Gitter Email notifications broken since 2020-05-18
This is a screenshot from Mandrill dashboard
It seems that our notifications stopped coming out on 2020-05-18 at 11:00 UTC
Cause of the outage
None of the webapp servers had Group_primary-email-notification-server or Group_secondary-email-notification-server
So the ansible task to add a cron job for notifications didn't run.
- set_fact:
notification_email_schedule: "0,10,20,30,40,50"
when: "'primary-email-notification-server' in group_names"
- set_fact:
notification_email_schedule: "5,15,25,35,45,55"
when: "'secondary-email-notification-server' in group_names"
Why there wasn't any tagged notification server?
This code is in user-data.sh for every webapp instance:
# Ensure there is at least one instance that is sending out emails
# Looks for any existing instances with the `Group_primary-email-notification-server` tag and if not, adds to the current new server
# This probably a little problematic. If two servers startup at the same time, then potentially both could get the tag
does_primary_notification_email_server_exist=$(aws --region "$region" ec2 describe-instances --filters "Name=tag:Group_primary-email-notification-server,Values=" "Name=tag:aws:autoscaling:groupName,Values=$as_name" | jq '.Reservations[]')

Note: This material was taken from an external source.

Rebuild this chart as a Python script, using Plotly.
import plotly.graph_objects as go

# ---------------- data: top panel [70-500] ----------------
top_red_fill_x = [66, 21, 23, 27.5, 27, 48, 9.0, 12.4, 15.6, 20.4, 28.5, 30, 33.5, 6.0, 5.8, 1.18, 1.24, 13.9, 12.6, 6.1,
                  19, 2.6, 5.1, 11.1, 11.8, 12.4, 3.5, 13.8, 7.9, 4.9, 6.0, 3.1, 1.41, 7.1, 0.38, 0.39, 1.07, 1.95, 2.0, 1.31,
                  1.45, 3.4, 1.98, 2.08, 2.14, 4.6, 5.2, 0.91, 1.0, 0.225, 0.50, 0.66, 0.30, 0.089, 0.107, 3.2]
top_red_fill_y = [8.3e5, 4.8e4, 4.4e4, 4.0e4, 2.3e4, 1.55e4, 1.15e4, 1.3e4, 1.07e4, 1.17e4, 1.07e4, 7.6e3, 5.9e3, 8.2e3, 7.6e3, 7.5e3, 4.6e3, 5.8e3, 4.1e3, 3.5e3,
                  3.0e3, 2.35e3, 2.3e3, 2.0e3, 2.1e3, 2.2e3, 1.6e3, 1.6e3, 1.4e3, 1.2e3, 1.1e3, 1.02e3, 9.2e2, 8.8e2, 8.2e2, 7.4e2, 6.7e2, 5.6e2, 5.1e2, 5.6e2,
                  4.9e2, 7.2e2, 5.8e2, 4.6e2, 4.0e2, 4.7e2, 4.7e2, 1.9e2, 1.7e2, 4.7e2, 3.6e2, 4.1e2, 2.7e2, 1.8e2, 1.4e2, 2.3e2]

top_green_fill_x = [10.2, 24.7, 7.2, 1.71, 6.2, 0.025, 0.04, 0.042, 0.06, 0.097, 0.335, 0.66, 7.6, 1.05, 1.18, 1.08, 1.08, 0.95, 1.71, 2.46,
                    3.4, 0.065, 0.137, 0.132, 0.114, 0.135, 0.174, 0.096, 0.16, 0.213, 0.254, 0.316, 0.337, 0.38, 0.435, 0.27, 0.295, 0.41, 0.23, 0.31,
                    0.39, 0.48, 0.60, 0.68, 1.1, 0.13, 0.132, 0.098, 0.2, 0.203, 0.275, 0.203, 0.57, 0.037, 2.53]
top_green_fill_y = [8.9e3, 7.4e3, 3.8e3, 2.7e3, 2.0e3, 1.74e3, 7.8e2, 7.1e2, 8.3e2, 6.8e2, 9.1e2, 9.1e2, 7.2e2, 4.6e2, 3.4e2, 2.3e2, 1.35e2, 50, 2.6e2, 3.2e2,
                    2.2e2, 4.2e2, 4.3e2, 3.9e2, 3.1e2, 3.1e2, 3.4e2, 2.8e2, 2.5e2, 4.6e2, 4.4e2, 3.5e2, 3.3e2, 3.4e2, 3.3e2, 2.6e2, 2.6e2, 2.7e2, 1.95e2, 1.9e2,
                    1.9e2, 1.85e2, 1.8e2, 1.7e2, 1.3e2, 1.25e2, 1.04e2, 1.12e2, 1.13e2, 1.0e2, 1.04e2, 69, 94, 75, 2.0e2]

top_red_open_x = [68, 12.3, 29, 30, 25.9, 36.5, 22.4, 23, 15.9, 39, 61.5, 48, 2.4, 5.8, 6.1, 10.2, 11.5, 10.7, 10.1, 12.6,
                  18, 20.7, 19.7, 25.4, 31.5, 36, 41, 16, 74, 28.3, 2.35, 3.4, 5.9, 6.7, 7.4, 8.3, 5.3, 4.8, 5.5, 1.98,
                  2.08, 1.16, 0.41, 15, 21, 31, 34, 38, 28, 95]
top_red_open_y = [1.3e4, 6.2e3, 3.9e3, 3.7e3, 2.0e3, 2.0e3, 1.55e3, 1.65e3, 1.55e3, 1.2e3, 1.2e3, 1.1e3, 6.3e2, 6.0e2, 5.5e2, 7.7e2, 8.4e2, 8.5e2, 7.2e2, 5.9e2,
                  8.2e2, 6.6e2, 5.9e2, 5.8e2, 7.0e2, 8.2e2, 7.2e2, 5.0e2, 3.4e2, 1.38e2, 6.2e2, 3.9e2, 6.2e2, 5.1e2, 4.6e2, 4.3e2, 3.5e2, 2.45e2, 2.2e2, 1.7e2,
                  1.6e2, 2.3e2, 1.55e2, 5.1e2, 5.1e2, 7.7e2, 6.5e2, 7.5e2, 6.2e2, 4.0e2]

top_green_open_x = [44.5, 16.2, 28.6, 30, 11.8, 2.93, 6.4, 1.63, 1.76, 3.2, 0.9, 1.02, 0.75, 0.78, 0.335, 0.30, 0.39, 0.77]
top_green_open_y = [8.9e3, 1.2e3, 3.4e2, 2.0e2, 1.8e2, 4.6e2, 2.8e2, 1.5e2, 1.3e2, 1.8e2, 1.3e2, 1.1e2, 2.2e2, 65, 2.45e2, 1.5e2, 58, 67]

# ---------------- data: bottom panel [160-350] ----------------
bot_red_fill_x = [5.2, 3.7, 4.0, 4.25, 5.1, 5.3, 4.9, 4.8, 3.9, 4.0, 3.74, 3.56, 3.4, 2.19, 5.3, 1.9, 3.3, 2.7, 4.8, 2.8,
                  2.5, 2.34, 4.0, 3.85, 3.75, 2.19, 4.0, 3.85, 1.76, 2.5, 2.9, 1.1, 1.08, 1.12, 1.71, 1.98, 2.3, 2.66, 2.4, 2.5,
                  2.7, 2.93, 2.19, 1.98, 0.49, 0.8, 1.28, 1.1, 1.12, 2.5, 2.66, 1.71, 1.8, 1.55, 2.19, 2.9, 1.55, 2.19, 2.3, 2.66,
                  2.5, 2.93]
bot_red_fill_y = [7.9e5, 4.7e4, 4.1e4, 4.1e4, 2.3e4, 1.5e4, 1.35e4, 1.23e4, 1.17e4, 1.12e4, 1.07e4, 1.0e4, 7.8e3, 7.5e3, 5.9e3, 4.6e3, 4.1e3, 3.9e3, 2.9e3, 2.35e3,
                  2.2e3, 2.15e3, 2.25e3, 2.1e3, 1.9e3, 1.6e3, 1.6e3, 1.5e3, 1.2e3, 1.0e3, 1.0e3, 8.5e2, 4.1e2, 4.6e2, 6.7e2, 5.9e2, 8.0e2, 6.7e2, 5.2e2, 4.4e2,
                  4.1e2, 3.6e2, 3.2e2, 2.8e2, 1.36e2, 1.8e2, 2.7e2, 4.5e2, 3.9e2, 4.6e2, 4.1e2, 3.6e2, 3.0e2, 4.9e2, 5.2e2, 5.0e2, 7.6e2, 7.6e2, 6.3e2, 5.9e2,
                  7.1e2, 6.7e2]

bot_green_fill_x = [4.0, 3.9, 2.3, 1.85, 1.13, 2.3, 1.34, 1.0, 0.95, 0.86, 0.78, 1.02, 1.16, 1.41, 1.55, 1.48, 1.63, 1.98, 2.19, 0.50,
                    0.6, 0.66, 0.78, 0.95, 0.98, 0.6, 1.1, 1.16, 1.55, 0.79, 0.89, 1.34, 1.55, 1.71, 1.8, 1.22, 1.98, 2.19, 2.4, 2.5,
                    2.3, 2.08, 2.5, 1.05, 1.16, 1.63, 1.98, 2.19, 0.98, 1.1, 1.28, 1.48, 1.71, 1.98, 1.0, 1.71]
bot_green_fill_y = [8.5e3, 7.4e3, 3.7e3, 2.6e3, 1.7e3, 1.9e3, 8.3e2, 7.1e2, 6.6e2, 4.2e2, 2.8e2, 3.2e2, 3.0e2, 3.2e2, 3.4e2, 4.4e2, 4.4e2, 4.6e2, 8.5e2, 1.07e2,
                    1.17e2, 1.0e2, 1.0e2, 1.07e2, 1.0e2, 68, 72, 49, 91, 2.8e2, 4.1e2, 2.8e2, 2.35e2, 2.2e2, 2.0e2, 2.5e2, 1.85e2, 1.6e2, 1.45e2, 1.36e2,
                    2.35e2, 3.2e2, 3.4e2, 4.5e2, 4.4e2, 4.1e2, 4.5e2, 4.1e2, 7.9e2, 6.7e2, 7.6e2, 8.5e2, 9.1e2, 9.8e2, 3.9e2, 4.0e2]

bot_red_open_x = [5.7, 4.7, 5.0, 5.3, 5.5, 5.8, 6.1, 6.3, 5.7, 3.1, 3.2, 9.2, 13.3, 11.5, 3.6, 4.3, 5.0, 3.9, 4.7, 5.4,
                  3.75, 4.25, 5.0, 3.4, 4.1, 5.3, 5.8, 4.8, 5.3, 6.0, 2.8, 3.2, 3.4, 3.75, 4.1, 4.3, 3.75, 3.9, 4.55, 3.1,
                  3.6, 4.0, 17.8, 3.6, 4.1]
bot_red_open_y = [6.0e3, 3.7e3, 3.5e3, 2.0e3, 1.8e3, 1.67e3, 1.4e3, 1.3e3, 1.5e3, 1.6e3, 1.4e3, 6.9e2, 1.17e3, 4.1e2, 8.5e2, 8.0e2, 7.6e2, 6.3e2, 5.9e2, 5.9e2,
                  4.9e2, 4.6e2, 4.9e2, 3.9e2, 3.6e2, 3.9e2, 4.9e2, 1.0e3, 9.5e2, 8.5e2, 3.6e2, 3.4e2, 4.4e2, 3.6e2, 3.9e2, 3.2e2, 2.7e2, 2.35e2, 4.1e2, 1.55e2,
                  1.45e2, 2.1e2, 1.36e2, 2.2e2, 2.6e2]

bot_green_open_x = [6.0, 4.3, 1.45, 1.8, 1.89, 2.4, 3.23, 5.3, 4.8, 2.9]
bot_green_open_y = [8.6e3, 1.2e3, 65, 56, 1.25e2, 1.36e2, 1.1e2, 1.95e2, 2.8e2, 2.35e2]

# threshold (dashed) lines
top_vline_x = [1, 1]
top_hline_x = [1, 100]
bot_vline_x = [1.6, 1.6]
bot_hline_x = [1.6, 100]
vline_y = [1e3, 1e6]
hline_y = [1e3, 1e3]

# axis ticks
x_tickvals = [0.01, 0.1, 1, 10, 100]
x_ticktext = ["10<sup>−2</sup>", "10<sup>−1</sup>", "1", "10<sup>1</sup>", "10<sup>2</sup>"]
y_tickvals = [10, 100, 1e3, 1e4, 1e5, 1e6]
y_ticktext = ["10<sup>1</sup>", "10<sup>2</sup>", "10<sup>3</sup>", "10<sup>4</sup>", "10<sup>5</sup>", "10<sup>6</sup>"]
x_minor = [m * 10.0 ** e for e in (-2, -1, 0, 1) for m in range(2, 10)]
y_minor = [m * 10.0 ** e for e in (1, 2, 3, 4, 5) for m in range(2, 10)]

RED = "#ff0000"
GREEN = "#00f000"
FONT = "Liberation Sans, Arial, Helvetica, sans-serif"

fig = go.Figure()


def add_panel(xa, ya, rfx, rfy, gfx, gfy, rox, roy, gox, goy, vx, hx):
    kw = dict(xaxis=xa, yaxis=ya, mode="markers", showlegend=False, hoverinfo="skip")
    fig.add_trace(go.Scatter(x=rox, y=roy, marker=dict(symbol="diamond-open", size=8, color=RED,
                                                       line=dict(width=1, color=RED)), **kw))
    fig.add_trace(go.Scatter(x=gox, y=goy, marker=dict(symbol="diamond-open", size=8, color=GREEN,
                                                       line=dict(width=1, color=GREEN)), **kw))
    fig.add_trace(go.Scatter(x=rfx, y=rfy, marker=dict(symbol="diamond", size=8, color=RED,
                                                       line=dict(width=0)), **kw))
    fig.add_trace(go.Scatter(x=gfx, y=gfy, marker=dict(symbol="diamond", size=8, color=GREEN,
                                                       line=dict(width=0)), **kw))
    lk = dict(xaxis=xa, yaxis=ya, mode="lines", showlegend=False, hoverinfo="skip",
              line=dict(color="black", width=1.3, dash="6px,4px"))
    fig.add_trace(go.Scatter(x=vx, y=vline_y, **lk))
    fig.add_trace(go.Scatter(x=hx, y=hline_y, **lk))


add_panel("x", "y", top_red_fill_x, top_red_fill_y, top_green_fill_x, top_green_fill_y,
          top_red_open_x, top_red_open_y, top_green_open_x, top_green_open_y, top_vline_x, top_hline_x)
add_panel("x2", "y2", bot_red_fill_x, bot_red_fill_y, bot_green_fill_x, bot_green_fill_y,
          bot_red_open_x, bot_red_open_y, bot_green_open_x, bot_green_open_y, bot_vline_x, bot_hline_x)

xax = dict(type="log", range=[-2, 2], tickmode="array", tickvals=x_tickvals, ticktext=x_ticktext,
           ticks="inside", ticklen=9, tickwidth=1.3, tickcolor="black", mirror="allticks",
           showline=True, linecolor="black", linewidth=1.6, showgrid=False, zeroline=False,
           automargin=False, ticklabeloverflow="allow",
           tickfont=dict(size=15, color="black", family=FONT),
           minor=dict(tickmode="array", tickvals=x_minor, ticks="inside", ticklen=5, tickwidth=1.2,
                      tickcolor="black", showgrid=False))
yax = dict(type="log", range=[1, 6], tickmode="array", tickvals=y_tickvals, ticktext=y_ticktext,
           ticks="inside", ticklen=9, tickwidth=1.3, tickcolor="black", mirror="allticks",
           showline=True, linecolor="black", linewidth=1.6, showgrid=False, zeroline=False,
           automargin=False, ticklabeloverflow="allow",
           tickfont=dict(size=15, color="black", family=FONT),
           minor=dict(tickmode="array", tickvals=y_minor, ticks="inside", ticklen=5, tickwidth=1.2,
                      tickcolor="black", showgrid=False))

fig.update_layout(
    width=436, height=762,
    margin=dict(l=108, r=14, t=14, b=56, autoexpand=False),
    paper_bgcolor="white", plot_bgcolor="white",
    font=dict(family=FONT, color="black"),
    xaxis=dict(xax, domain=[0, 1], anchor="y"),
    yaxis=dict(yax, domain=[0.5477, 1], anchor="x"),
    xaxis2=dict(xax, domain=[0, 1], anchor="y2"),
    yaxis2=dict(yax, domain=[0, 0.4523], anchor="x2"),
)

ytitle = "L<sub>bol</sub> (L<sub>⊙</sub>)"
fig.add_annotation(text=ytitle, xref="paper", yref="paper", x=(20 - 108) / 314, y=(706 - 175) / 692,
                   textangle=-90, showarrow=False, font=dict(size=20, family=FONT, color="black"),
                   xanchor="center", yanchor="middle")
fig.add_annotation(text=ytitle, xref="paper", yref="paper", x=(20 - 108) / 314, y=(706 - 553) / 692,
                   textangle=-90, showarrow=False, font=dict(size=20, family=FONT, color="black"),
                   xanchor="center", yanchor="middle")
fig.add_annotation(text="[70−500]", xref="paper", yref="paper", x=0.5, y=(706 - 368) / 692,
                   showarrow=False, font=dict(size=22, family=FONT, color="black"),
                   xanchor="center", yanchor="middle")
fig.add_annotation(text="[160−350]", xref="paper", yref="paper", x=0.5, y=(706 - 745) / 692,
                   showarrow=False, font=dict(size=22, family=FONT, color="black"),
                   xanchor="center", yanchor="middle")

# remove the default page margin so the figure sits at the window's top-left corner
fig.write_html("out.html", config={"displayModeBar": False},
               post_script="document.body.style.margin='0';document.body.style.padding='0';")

does_secondary_notification_email_server_exist=$(aws --region "$region" ec2 describe-instances --filters "Name=tag:Group_secondary-email-notification-server,Values=" "Name=tag:aws:autoscaling:groupName,Values=$as_name" | jq '.Reservations[]')
if [ -z "$does_primary_notification_email_server_exist" ]; then
aws --region "$region" ec2 create-tags --resources "$instance_id" --tags Key=Group_primary-email-notification-server,Value=
elif [ -z "$does_secondary_notification_email_server_exist" ]; then
aws --region "$region" ec2 create-tags --resources "$instance_id" --tags Key=Group_secondary-email-notification-server,Value=
fi
The comment already says that it could be a little problematic, but it gets much worse. This code will falsely report existing EC2 instance with the email-notification-server tag if the instance hasn't been terminated for too long.

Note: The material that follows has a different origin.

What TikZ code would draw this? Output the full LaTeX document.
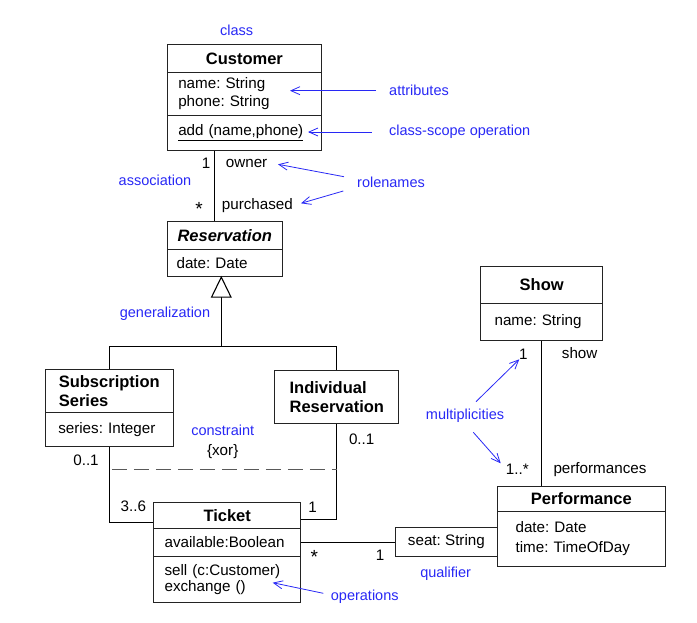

You can see the following log from webapp-01 which found terminated webapp-03 as a primary-email-notifiaction-server Unfortunately, it found webapp-04 as secondary and so webapp-01 didn't initialize itself as email server.

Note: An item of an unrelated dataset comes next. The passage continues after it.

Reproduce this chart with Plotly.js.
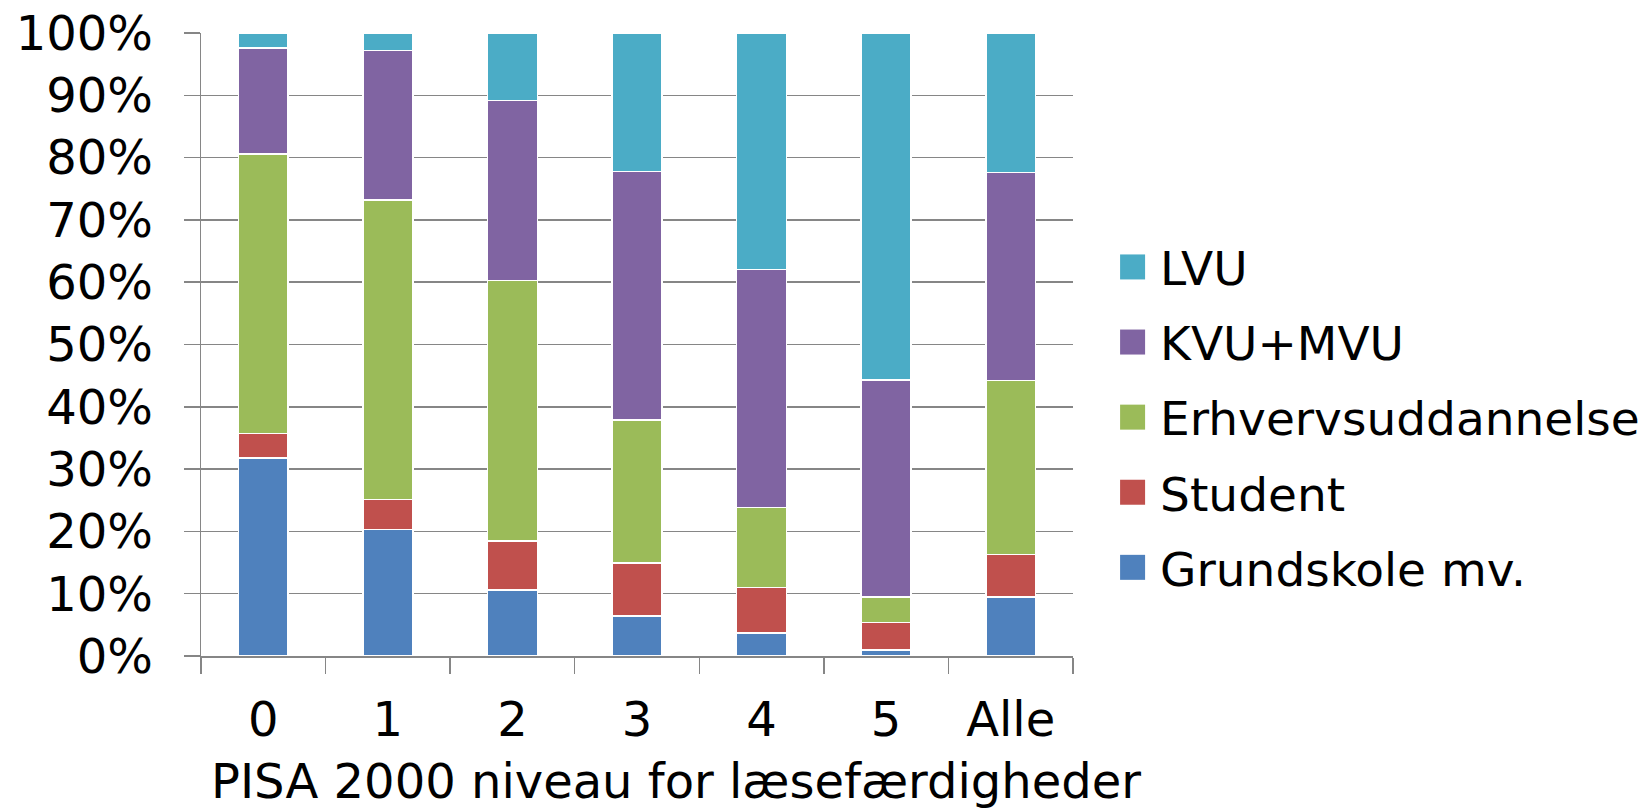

aws --region us-east-1 ec2 describe-instances --filters Name=tag:Group_primary-email-notification-server,Values= Name=tag:aws:autoscaling:groupName,Values=webapp-servers
+ does_primary_notification_email_server_exist='{
"Groups": [],
"Instances": [
{
"StateReason": {
"Code": "Client.UserInitiatedShutdown",
"Message": "Client.UserInitiatedShutdown: User initiated shutdown"
},
"Tags": [
{
"Value": "prod",
"Key": "Env"
},
{
"Value": "",
"Key": "Group_webapp-servers"
},
{
"Value": "webapp-servers",
"Key": "aws:autoscaling:groupName"
},
{
"Value": "webapp-03",
"Key": "Name"
},
{
"Value": "",
"Key": "Group_primary-email-notification-server"
},
],
"State": {
"Code": 48,
"Name": "terminated"
},
"StateTransitionReason": "User initiated (2020-05-18 11:36:09 GMT)",
}
]
}'
I remember terminating the last 4 instances at once because it was early morning in Europe and I knew that the remaining 4 instances will easily handle the load for 5 minutes until the new instances boot up.
Original issue
https://gitlab.com/gitlab-org/gitter/webapp/-/issues/2532
Discovered by @@jeremyVignelles
I don't get email notifications anymore
I'm really disappointed with the gitter's notification system. I have the android app, but I never managed to make it send me any notification. That's beyond the point here, and I managed to survive for two years with only e-mail notifications, sent 1 hour after the message.
Now, a few weeks ago, gitter suddenly stopped sending me e-mail notifications, but the "all notifications" checkbox on the room's settings is still checked.
More info:
- I'm logging in with my GitHub account
- I'm using gitter on 3 different browser, but never at the same time.
- I have the app installed, but I'm never using it
- Several messages, on different channels were sent during the weekend, and I didn't get any notification.